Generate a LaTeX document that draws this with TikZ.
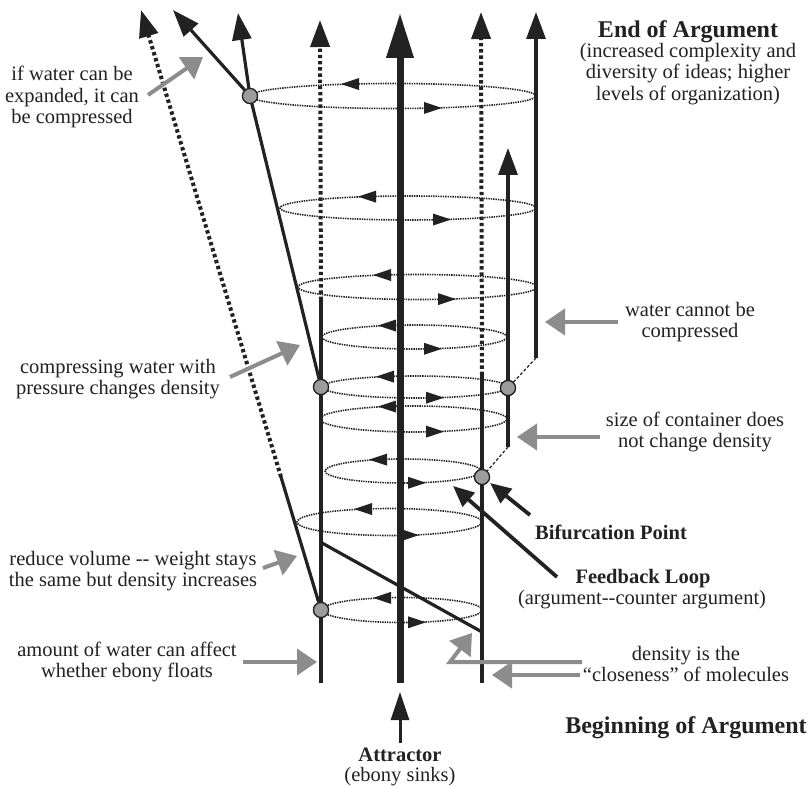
\documentclass[tikz,border=0pt]{standalone}
\usepackage{fontspec}
\setmainfont{Liberation Serif}
\usetikzlibrary{arrows.meta}
\definecolor{ink}{HTML}{222222}
\definecolor{callgray}{HTML}{8C8C8C}
\definecolor{nodegray}{HTML}{9C9C9C}
\begin{document}
\begin{tikzpicture}[x=1pt,y=-1pt,
  mainline/.style={draw=ink, line width=7pt, -{Triangle[length=45pt,width=26pt]}},
  solidline/.style={draw=ink, line width=3.2pt},
  tipthin/.style={-{Triangle[length=27pt,width=19pt]}},
  dotline/.style={draw=ink, line width=4pt, dash pattern=on 3.4pt off 2.8pt},
  loopline/.style={draw=ink, line width=1.6pt, dash pattern=on 1.4pt off 1pt},
  hub/.style={circle, draw=ink, fill=nodegray, line width=1.2pt, minimum size=15pt, inner sep=0pt},
  callout/.style={draw=callgray, line width=4pt, -{Triangle[length=20pt,width=26pt]}},
  pointer/.style={draw=ink, line width=3.8pt, -{Triangle[length=21pt,width=18pt]}},
  joinline/.style={draw=ink, line width=1.2pt, dash pattern=on 3pt off 2pt},
  lbl/.style={text=ink, font=\fontsize{20.5}{21.5}\selectfont, align=center, inner sep=0pt},
  bigtitle/.style={text=ink, font=\bfseries\fontsize{24}{26}\selectfont, align=center, inner sep=0pt},
  blbl/.style={text=ink, font=\bfseries\fontsize{20.5}{21.5}\selectfont, align=center, inner sep=0pt}
]
\useasboundingbox[fill=white] (0,0) rectangle (812,786);

% feedback loops (dotted ellipses)
\foreach \L/\R/\yc/\ry in {250/536/96/12.5, 280/536/208/12, 298/537/287/12.5, 322/507/337/12, 322/508/387/11, 320/507/419/13, 325/481/471/12, 297/482/522/13.5, 322/482/610/12.5}{
  \pgfmathsetmacro\cx{(\L+\R)/2}
  \pgfmathsetmacro\rx{(\R-\L)/2}
  \draw[loopline] (\cx,\yc) ellipse [x radius=\rx pt, y radius=\ry pt];
}

% key coordinates
\coordinate (ctop) at (400,13);
\coordinate (cbot) at (400,683);
\node[hub] (c1) at (250,96) {};
\node[hub] (c2) at (321,387) {};
\node[hub] (c3) at (321,610) {};
\node[hub] (c4) at (508,388) {};
\node[hub] (c5) at (482,477) {};

% central attractor line
\draw[mainline] (cbot) -- (ctop);

% left vertical
\coordinate (lvb) at (321,683);
\coordinate (lvm) at (321,300);
\coordinate (lvt) at (320,20);
\draw[solidline] (lvb) -- (lvm);
\draw[dotline, tipthin] (lvm) -- (lvt);

% right vertical
\coordinate (rvb) at (482,683);
\coordinate (rvm) at (482,375);
\coordinate (rvt) at (481,12);
\draw[solidline] (rvb) -- (rvm);
\draw[dotline, tipthin] (rvm) -- (rvt);

% far right and second right
\coordinate (frb) at (536,358);
\coordinate (frt) at (536,12);
\draw[solidline, tipthin] (frb) -- (frt);
\coordinate (srb) at (508,447);
\coordinate (srt) at (508,148);
\draw[solidline, tipthin] (srb) -- (srt);
\draw[joinline] (frb) -- (c4);
\draw[joinline] (srb) -- (c5);

% slanted branches
\coordinate (b1) at (173,10);
\coordinate (b2) at (238,13);
\draw[solidline] (c2) -- (c1);
\draw[solidline, tipthin] (c1) -- (b1);
\draw[solidline, tipthin] (c1) -- (b2);
\coordinate (sbrk) at (281,477);
\coordinate (stop) at (141,10);
\draw[solidline] (c3) -- (sbrk);
\draw[dotline, tipthin] (sbrk) -- (stop);

% diagonal
\coordinate (d1) at (322,543);
\coordinate (d2) at (482,632);
\draw[solidline] (d1) -- (d2);

% loop direction arrowheads
\foreach \L/\R/\yc/\ry/\xa/\xb in {250/536/96/12.5/350/433, 280/536/208/12/367/442, 298/537/287/12.5/382/447, 322/507/337/12/387/433, 322/508/387/11/385/435, 320/507/419/13/387/435, 325/481/471/12/378/417, 297/482/522/13.5/363/410, 322/482/610/12.5/382/417}{
  \pgfmathsetmacro\cx{(\L+\R)/2}
  \pgfmathsetmacro\rx{(\R-\L)/2}
  \pgfmathsetmacro\ya{\yc-\ry*sqrt(1-((\xa-\cx)/\rx)^2)}
  \pgfmathsetmacro\yb{\yc+\ry*sqrt(1-((\xb-\cx)/\rx)^2)}
  \fill[ink] (\xa-9,\ya) -- (\xa+9,\ya-6) -- (\xa+9,\ya+6) -- cycle;
  \fill[ink] (\xb+9,\yb) -- (\xb-9,\yb-6) -- (\xb-9,\yb+6) -- cycle;
}

% redraw hubs on top
\foreach \h in {c1,c2,c3,c4,c5}{\node[hub] at (\h) {};}

% labels
\node[bigtitle] (tend) at (688,32) {End of Argument};
\node[lbl] (tendsub) at (688,74) {(increased complexity and\\diversity of ideas; higher\\levels of organization)};
\node[lbl] (texp) at (72,97) {if water can be\\expanded, it can\\be compressed};
\node[lbl] (tcomp) at (118,379) {compressing water with\\pressure changes density};
\node[lbl] (tred) at (133,571) {reduce volume {-}{-} weight stays\\the same but density increases};
\node[lbl] (tamt) at (127,662) {amount of water can affect\\whether ebony floats};
\node[lbl] (tcan) at (690,322) {water cannot be\\compressed};
\node[lbl] (tsize) at (695,432) {size of container does\\not change density};
\node[blbl] (tbif) at (611,532) {Bifurcation Point};
\node[blbl] (tfeed) at (643,579) {Feedback Loop};
\node[lbl] (tfeedsub) at (642,600) {(argument{-}{-}counter argument)};
\node[lbl] (tdens) at (686,664) {density is the\\“closeness” of molecules};
\node[bigtitle] (tbeg) at (686,728) {Beginning of Argument};
\node[blbl] (tattr) at (400,755) {Attractor};
\node[lbl] (tattrsub) at (400,777) {(ebony sinks)};

% gray callouts
\coordinate (e0) at (148,95); \coordinate (e1) at (203,57);
\draw[callout] (e0) -- (e1);
\coordinate (p0) at (230,377); \coordinate (p1) at (300,345);
\draw[callout] (p0) -- (p1);
\coordinate (r0) at (263,568); \coordinate (r1) at (297,556);
\draw[callout] (r0) -- (r1);
\coordinate (a0) at (243,662); \coordinate (a1) at (317,662);
\draw[callout] (a0) -- (a1);
\coordinate (w0) at (618,322); \coordinate (w1) at (545,322);
\draw[callout] (w0) -- (w1);
\coordinate (s0) at (600,437); \coordinate (s1) at (517,437);
\draw[callout] (s0) -- (s1);
\coordinate (da0) at (582,662); \coordinate (dak) at (450,662); \coordinate (da1) at (472,633);
\draw[callout] (da0) -- (dak) -- (da1);
\coordinate (db0) at (580,675); \coordinate (db1) at (492,675);
\draw[callout] (db0) -- (db1);

% black pointers
\coordinate (bf0) at (530,515); \coordinate (bf1) at (490,483);
\draw[pointer] (bf0) -- (bf1);
\coordinate (fl0) at (557,577); \coordinate (fl1) at (453,486);
\draw[pointer] (fl0) -- (fl1);
\coordinate (at0) at (400,743); \coordinate (at1) at (400,692);
\draw[draw=ink, line width=3pt, -{Triangle[length=28pt,width=18pt]}] (at0) -- (at1);
\end{tikzpicture}
\end{document}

------------

## Request
Copy every line above that includes the string "with".

## The solution
Generate a LaTeX document that draws this with TikZ.
\node[lbl] (tcomp) at (118,379) {compressing water with\\pressure changes density};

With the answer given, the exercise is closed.